*Problem requirements*.
Word for word, transcribe the lines below and drop the pictures.

*Dataset excerpts*.
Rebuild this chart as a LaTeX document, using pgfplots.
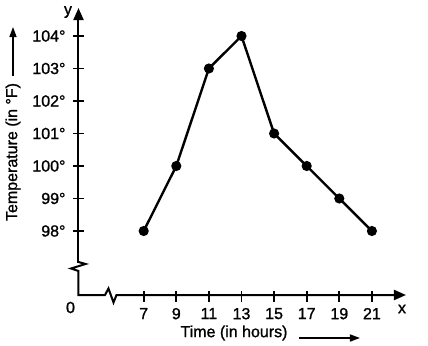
\documentclass[border=0pt]{standalone}
\usepackage{pgfplots}
\pgfplotsset{compat=1.18}
\usepackage{fontspec}
\setmainfont{Liberation Sans}[FakeBold=1.2,AutoFakeBold=1.2]
\usetikzlibrary{arrows.meta}
\begin{document}
\fontsize{16bp}{19bp}\selectfont\bfseries
\begin{tikzpicture}
\begin{axis}[
  scale only axis, width=326bp, height=292.5bp,
  xmin=3, xmax=23, ymin=96, ymax=105,
  axis lines=left, axis line style={draw=none},
  clip=false,
  xtick={7,9,11,13,15,17,19,21},
  xticklabels={7,9,11,13,15,17,19,21},
  ytick={98,99,100,101,102,103,104},
  yticklabels={98°,99°,100°,101°,102°,103°,104°},
  tick align=center, major tick length=11bp,
  tick style={black, line width=1.8bp},
  yticklabel style={anchor=east, xshift=-2bp, font=\fontsize{16bp}{19bp}\selectfont\bfseries},
  xticklabel style={anchor=north, yshift=-1bp, font=\fontsize{16bp}{19bp}\selectfont\bfseries},
]
\addplot[black, line width=2.4bp, mark=*, mark size=3.8bp] coordinates {
  (7,98) (9,100) (11,103) (13,104) (15,101) (17,100) (19,99) (21,98)
};
\coordinate (O) at (axis cs:3,96);
\end{axis}
\begin{scope}[shift={(O)}, x=1bp, y=1bp]
\begin{scope}[yscale=-1, shift={(-78.5,-296)}]
% axes with breaks
\draw[line width=2bp, line join=miter, -{Triangle[length=12bp,width=10bp]}]
  (78.5,262) -- (85.5,264) -- (71,268.5) -- (78.5,271) -- (78.5,295)
  -- (105,295) -- (108.5,288.5) -- (113.5,302.5) -- (116.5,295) -- (406,295);
\draw[line width=2bp, -{Triangle[length=12bp,width=10bp]}]
  (78.5,262.5) -- (78.5,8);
\node at (68,12) {y};
\node at (402,309) {x};
\node at (70.5,307.5) {0};
% axis labels
\node[rotate=90] at (13,152) {Temperature (in °F)};
\draw[line width=1.5bp, -{Triangle[length=10bp,width=7bp]}] (13,76) -- (13,27);
\node at (234,333) {Time (in hours)};
\draw[line width=1.5bp, -{Triangle[length=10bp,width=7bp]}] (299,338) -- (360,338);
\pgfresetboundingbox
\path (0,0) rectangle (428,346);
\end{scope}
\end{scope}
\end{tikzpicture}
\end{document}
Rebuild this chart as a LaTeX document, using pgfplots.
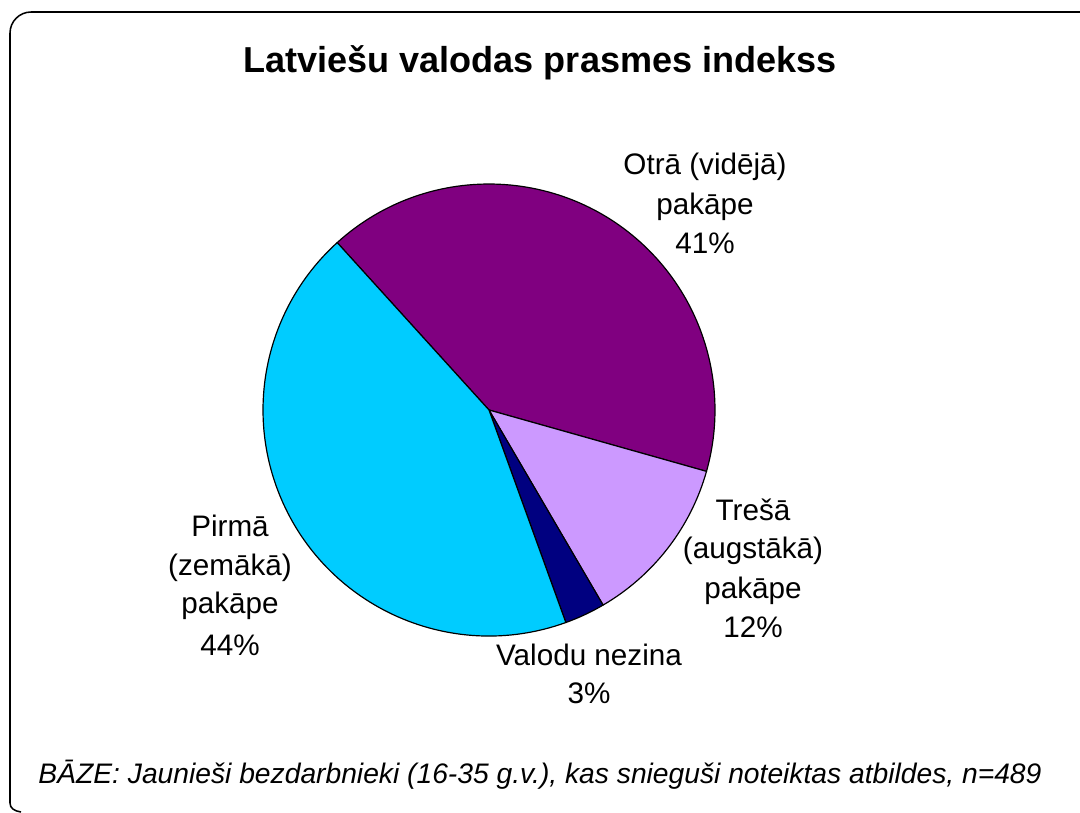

*Task output*.
Rebuild this chart as a LaTeX document, using pgfplots.
\documentclass[border=0pt]{standalone}
\usepackage{pgfplots}
\pgfplotsset{compat=1.18}
\usepackage{fontspec}
\setmainfont{Liberation Sans}[FakeBold=1.2,AutoFakeBold=1.2]
\usetikzlibrary{arrows.meta}
\begin{document}
\fontsize{16bp}{19bp}\selectfont\bfseries
\begin{tikzpicture}
\begin{axis}[
  scale only axis, width=326bp, height=292.5bp,
  xmin=3, xmax=23, ymin=96, ymax=105,
  axis lines=left, axis line style={draw=none},
  clip=false,
  xtick={7,9,11,13,15,17,19,21},
  xticklabels={7,9,11,13,15,17,19,21},
  ytick={98,99,100,101,102,103,104},
  yticklabels={98°,99°,100°,101°,102°,103°,104°},
  tick align=center, major tick length=11bp,
  tick style={black, line width=1.8bp},
  yticklabel style={anchor=east, xshift=-2bp, font=\fontsize{16bp}{19bp}\selectfont\bfseries},
  xticklabel style={anchor=north, yshift=-1bp, font=\fontsize{16bp}{19bp}\selectfont\bfseries},
]
\addplot[black, line width=2.4bp, mark=*, mark size=3.8bp] coordinates {
  (7,98) (9,100) (11,103) (13,104) (15,101) (17,100) (19,99) (21,98)
};
\coordinate (O) at (axis cs:3,96);
\end{axis}
\begin{scope}[shift={(O)}, x=1bp, y=1bp]
\begin{scope}[yscale=-1, shift={(-78.5,-296)}]
% axes with breaks
\draw[line width=2bp, line join=miter, -{Triangle[length=12bp,width=10bp]}]
  (78.5,262) -- (85.5,264) -- (71,268.5) -- (78.5,271) -- (78.5,295)
  -- (105,295) -- (108.5,288.5) -- (113.5,302.5) -- (116.5,295) -- (406,295);
\draw[line width=2bp, -{Triangle[length=12bp,width=10bp]}]
  (78.5,262.5) -- (78.5,8);
\node at (68,12) {y};
\node at (402,309) {x};
\node at (70.5,307.5) {0};
% axis labels
\node[rotate=90] at (13,152) {Temperature (in °F)};
\draw[line width=1.5bp, -{Triangle[length=10bp,width=7bp]}] (13,76) -- (13,27);
\node at (234,333) {Time (in hours)};
\draw[line width=1.5bp, -{Triangle[length=10bp,width=7bp]}] (299,338) -- (360,338);
\pgfresetboundingbox
\path (0,0) rectangle (428,346);
\end{scope}
\end{scope}
\end{tikzpicture}
\end{document}
Rebuild this chart as a LaTeX document, using pgfplots.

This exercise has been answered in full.